— Begin Stored data —

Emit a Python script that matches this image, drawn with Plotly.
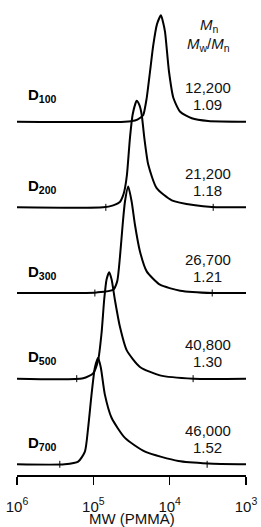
import plotly.graph_objects as go

# ---------------- data ----------------
samples = ["D<sub>100</sub>", "D<sub>200</sub>", "D<sub>300</sub>", "D<sub>500</sub>", "D<sub>700</sub>"]
mn_values = ["12,200", "21,200", "26,700", "40,800", "46,000"]
pdi_values = ["1.09", "1.18", "1.21", "1.30", "1.52"]

tick_vals = [1e6, 1e5, 1e4, 1e3]
tick_text = ["10<sup>6</sup>", "10<sup>5</sup>", "10<sup>4</sup>", "10<sup>3</sup>"]
x_title = "MW (PMMA)"

mw_d100 = [1000000, 38600, 28500, 24500, 22200, 20000, 18100, 16400, 14650, 13000, 12200, 11500, 10200, 8930, 7290, 5130, 3130, 1000]
int_d100 = [0, 0, 0.011, 0.035, 0.063, 0.222, 0.469, 0.719, 0.916, 1.0, 0.934, 0.843, 0.469, 0.222, 0.094, 0.032, 0.007, 0]

mw_d200 = [1000000, 74300, 54900, 44900, 40600, 38500, 36300, 33100, 30500, 27100, 24900, 23300, 21500, 19050, 14800, 9380, 4630, 2800, 1000]
int_d200 = [0, 0, 0.019, 0.050, 0.114, 0.180, 0.304, 0.655, 0.874, 1.0, 0.959, 0.874, 0.655, 0.399, 0.180, 0.066, 0.019, 0.003, 0]

mw_d300 = [1000000, 150000, 90800, 54900, 48700, 44900, 41300, 38500, 34900, 31500, 28500, 24500, 20000, 13400, 7290, 2690, 1000]
int_d300 = [0, 0, 0.005, 0.031, 0.109, 0.331, 0.641, 0.859, 1.0, 0.859, 0.641, 0.390, 0.203, 0.078, 0.022, 0, 0]

mw_d500 = [1000000, 136000, 100700, 86500, 78000, 72100, 67100, 62000, 57600, 52200, 44900, 36600, 24500, 13400, 4880, 1000]
int_d500 = [0, 0.003, 0.050, 0.173, 0.429, 0.741, 0.931, 1.0, 0.931, 0.741, 0.489, 0.268, 0.110, 0.031, 0, 0]

mw_d700 = [1000000, 237000, 158000, 129000, 117000, 105600, 95500, 86500, 79700, 70600, 57700, 38500, 21000, 7690, 3130, 1000]
int_d700 = [0, 0, 0.025, 0.119, 0.342, 0.654, 0.906, 1.0, 0.906, 0.654, 0.437, 0.248, 0.119, 0.031, 0.008, 0]

# integration limit marks (MW) on each trace
limits_d100 = []
limits_d200 = [68600, 2690]
limits_d300 = [95500, 2770]
limits_d500 = [165000, 4930]
limits_d700 = [275000, 3230]

traces_mw = [mw_d100, mw_d200, mw_d300, mw_d500, mw_d700]
traces_int = [int_d100, int_d200, int_d300, int_d500, int_d700]
traces_lim = [limits_d100, limits_d200, limits_d300, limits_d500, limits_d700]

# ---------------- layout constants ----------------
FONT = "Liberation Sans, Arial, sans-serif"
Y_TOP = 475.0          # plot height in y units
BASE0 = 10.7           # baseline of lowest trace
STEP = 85.65           # vertical spacing between traces
PEAK = 106.5           # peak height

fig = go.Figure()
n = len(samples)
for i in range(n):
    base = BASE0 + (n - 1 - i) * STEP
    ys = [base + v * PEAK for v in traces_int[i]]
    fig.add_trace(go.Scatter(
        x=traces_mw[i], y=ys, mode="lines",
        line=dict(color="black", width=2, shape="spline", smoothing=0.6),
        showlegend=False, hoverinfo="skip", cliponaxis=False))
    if traces_lim[i]:
        fig.add_trace(go.Scatter(
            x=traces_lim[i], y=[base] * len(traces_lim[i]), mode="markers",
            marker=dict(symbol="line-ns", size=5, line=dict(color="black", width=1)),
            showlegend=False, hoverinfo="skip", cliponaxis=False))

annotations = []
label_dy = [26, 21, 21, 21, 21]
for i in range(n):
    base = BASE0 + (n - 1 - i) * STEP
    annotations.append(dict(
        x=0.04, xref="paper", y=base + label_dy[i], yref="y",
        text="<b>" + samples[i] + "</b>", showarrow=False,
        xanchor="left", yanchor="middle",
        font=dict(family=FONT, size=15, color="black")))
    annotations.append(dict(
        x=0.833, xref="paper", y=base + 34, yref="y",
        text=mn_values[i], showarrow=False, xanchor="center", yanchor="middle",
        font=dict(family=FONT, size=15, color="#111")))
    annotations.append(dict(
        x=0.833, xref="paper", y=base + 17, yref="y",
        text=pdi_values[i], showarrow=False, xanchor="center", yanchor="middle",
        font=dict(family=FONT, size=15, color="#111")))

annotations.append(dict(
    x=0.84, xref="paper", y=450, yref="y",
    text="<i>M</i><sub>n</sub>", showarrow=False, xanchor="center", yanchor="middle",
    font=dict(family=FONT, size=15, color="#111")))
annotations.append(dict(
    x=0.835, xref="paper", y=430.5, yref="y",
    text="<i>M</i><sub>w</sub>/<i>M</i><sub>n</sub>", showarrow=False,
    xanchor="center", yanchor="middle",
    font=dict(family=FONT, size=15, color="#111")))
# x-axis title
annotations.append(dict(
    x=0.5, xref="paper", y=-0.0926, yref="paper",
    text=x_title, showarrow=False, xanchor="center", yanchor="middle",
    font=dict(family=FONT, size=15, color="#111")))

fig.update_layout(
    width=261, height=527,
    margin=dict(l=17, r=15, t=0, b=52),
    paper_bgcolor="white", plot_bgcolor="white",
    font=dict(family=FONT, size=15, color="black"),
    annotations=annotations,
    xaxis=dict(
        type="log", range=[6, 3],
        showline=True, linecolor="black", linewidth=1.5,
        ticks="outside", ticklen=8, tickwidth=1.5, tickcolor="black",
        tickvals=tick_vals, ticktext=tick_text, ticklabelstandoff=9,
        tickfont=dict(family=FONT, size=15, color="#111"),
        showgrid=False, zeroline=False,
    ),
    yaxis=dict(visible=False, range=[0, Y_TOP], fixedrange=True),
)

fig.write_html(
    "out.html",
    config={"displayModeBar": False, "staticPlot": True},
    post_script="document.body.style.margin='0';document.body.style.overflow='hidden';",
)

— End Stored data —

The problem —
Copy out all of the material exactly as written, without its pictures.

Final result —
Emit a Python script that matches this image, drawn with Plotly.
import plotly.graph_objects as go

# ---------------- data ----------------
samples = ["D<sub>100</sub>", "D<sub>200</sub>", "D<sub>300</sub>", "D<sub>500</sub>", "D<sub>700</sub>"]
mn_values = ["12,200", "21,200", "26,700", "40,800", "46,000"]
pdi_values = ["1.09", "1.18", "1.21", "1.30", "1.52"]

tick_vals = [1e6, 1e5, 1e4, 1e3]
tick_text = ["10<sup>6</sup>", "10<sup>5</sup>", "10<sup>4</sup>", "10<sup>3</sup>"]
x_title = "MW (PMMA)"

mw_d100 = [1000000, 38600, 28500, 24500, 22200, 20000, 18100, 16400, 14650, 13000, 12200, 11500, 10200, 8930, 7290, 5130, 3130, 1000]
int_d100 = [0, 0, 0.011, 0.035, 0.063, 0.222, 0.469, 0.719, 0.916, 1.0, 0.934, 0.843, 0.469, 0.222, 0.094, 0.032, 0.007, 0]

mw_d200 = [1000000, 74300, 54900, 44900, 40600, 38500, 36300, 33100, 30500, 27100, 24900, 23300, 21500, 19050, 14800, 9380, 4630, 2800, 1000]
int_d200 = [0, 0, 0.019, 0.050, 0.114, 0.180, 0.304, 0.655, 0.874, 1.0, 0.959, 0.874, 0.655, 0.399, 0.180, 0.066, 0.019, 0.003, 0]

mw_d300 = [1000000, 150000, 90800, 54900, 48700, 44900, 41300, 38500, 34900, 31500, 28500, 24500, 20000, 13400, 7290, 2690, 1000]
int_d300 = [0, 0, 0.005, 0.031, 0.109, 0.331, 0.641, 0.859, 1.0, 0.859, 0.641, 0.390, 0.203, 0.078, 0.022, 0, 0]

mw_d500 = [1000000, 136000, 100700, 86500, 78000, 72100, 67100, 62000, 57600, 52200, 44900, 36600, 24500, 13400, 4880, 1000]
int_d500 = [0, 0.003, 0.050, 0.173, 0.429, 0.741, 0.931, 1.0, 0.931, 0.741, 0.489, 0.268, 0.110, 0.031, 0, 0]

mw_d700 = [1000000, 237000, 158000, 129000, 117000, 105600, 95500, 86500, 79700, 70600, 57700, 38500, 21000, 7690, 3130, 1000]
int_d700 = [0, 0, 0.025, 0.119, 0.342, 0.654, 0.906, 1.0, 0.906, 0.654, 0.437, 0.248, 0.119, 0.031, 0.008, 0]

# integration limit marks (MW) on each trace
limits_d100 = []
limits_d200 = [68600, 2690]
limits_d300 = [95500, 2770]
limits_d500 = [165000, 4930]
limits_d700 = [275000, 3230]

traces_mw = [mw_d100, mw_d200, mw_d300, mw_d500, mw_d700]
traces_int = [int_d100, int_d200, int_d300, int_d500, int_d700]
traces_lim = [limits_d100, limits_d200, limits_d300, limits_d500, limits_d700]

# ---------------- layout constants ----------------
FONT = "Liberation Sans, Arial, sans-serif"
Y_TOP = 475.0          # plot height in y units
BASE0 = 10.7           # baseline of lowest trace
STEP = 85.65           # vertical spacing between traces
PEAK = 106.5           # peak height

fig = go.Figure()
n = len(samples)
for i in range(n):
    base = BASE0 + (n - 1 - i) * STEP
    ys = [base + v * PEAK for v in traces_int[i]]
    fig.add_trace(go.Scatter(
        x=traces_mw[i], y=ys, mode="lines",
        line=dict(color="black", width=2, shape="spline", smoothing=0.6),
        showlegend=False, hoverinfo="skip", cliponaxis=False))
    if traces_lim[i]:
        fig.add_trace(go.Scatter(
            x=traces_lim[i], y=[base] * len(traces_lim[i]), mode="markers",
            marker=dict(symbol="line-ns", size=5, line=dict(color="black", width=1)),
            showlegend=False, hoverinfo="skip", cliponaxis=False))

annotations = []
label_dy = [26, 21, 21, 21, 21]
for i in range(n):
    base = BASE0 + (n - 1 - i) * STEP
    annotations.append(dict(
        x=0.04, xref="paper", y=base + label_dy[i], yref="y",
        text="<b>" + samples[i] + "</b>", showarrow=False,
        xanchor="left", yanchor="middle",
        font=dict(family=FONT, size=15, color="black")))
    annotations.append(dict(
        x=0.833, xref="paper", y=base + 34, yref="y",
        text=mn_values[i], showarrow=False, xanchor="center", yanchor="middle",
        font=dict(family=FONT, size=15, color="#111")))
    annotations.append(dict(
        x=0.833, xref="paper", y=base + 17, yref="y",
        text=pdi_values[i], showarrow=False, xanchor="center", yanchor="middle",
        font=dict(family=FONT, size=15, color="#111")))

annotations.append(dict(
    x=0.84, xref="paper", y=450, yref="y",
    text="<i>M</i><sub>n</sub>", showarrow=False, xanchor="center", yanchor="middle",
    font=dict(family=FONT, size=15, color="#111")))
annotations.append(dict(
    x=0.835, xref="paper", y=430.5, yref="y",
    text="<i>M</i><sub>w</sub>/<i>M</i><sub>n</sub>", showarrow=False,
    xanchor="center", yanchor="middle",
    font=dict(family=FONT, size=15, color="#111")))
# x-axis title
annotations.append(dict(
    x=0.5, xref="paper", y=-0.0926, yref="paper",
    text=x_title, showarrow=False, xanchor="center", yanchor="middle",
    font=dict(family=FONT, size=15, color="#111")))

fig.update_layout(
    width=261, height=527,
    margin=dict(l=17, r=15, t=0, b=52),
    paper_bgcolor="white", plot_bgcolor="white",
    font=dict(family=FONT, size=15, color="black"),
    annotations=annotations,
    xaxis=dict(
        type="log", range=[6, 3],
        showline=True, linecolor="black", linewidth=1.5,
        ticks="outside", ticklen=8, tickwidth=1.5, tickcolor="black",
        tickvals=tick_vals, ticktext=tick_text, ticklabelstandoff=9,
        tickfont=dict(family=FONT, size=15, color="#111"),
        showgrid=False, zeroline=False,
    ),
    yaxis=dict(visible=False, range=[0, Y_TOP], fixedrange=True),
)

fig.write_html(
    "out.html",
    config={"displayModeBar": False, "staticPlot": True},
    post_script="document.body.style.margin='0';document.body.style.overflow='hidden';",
)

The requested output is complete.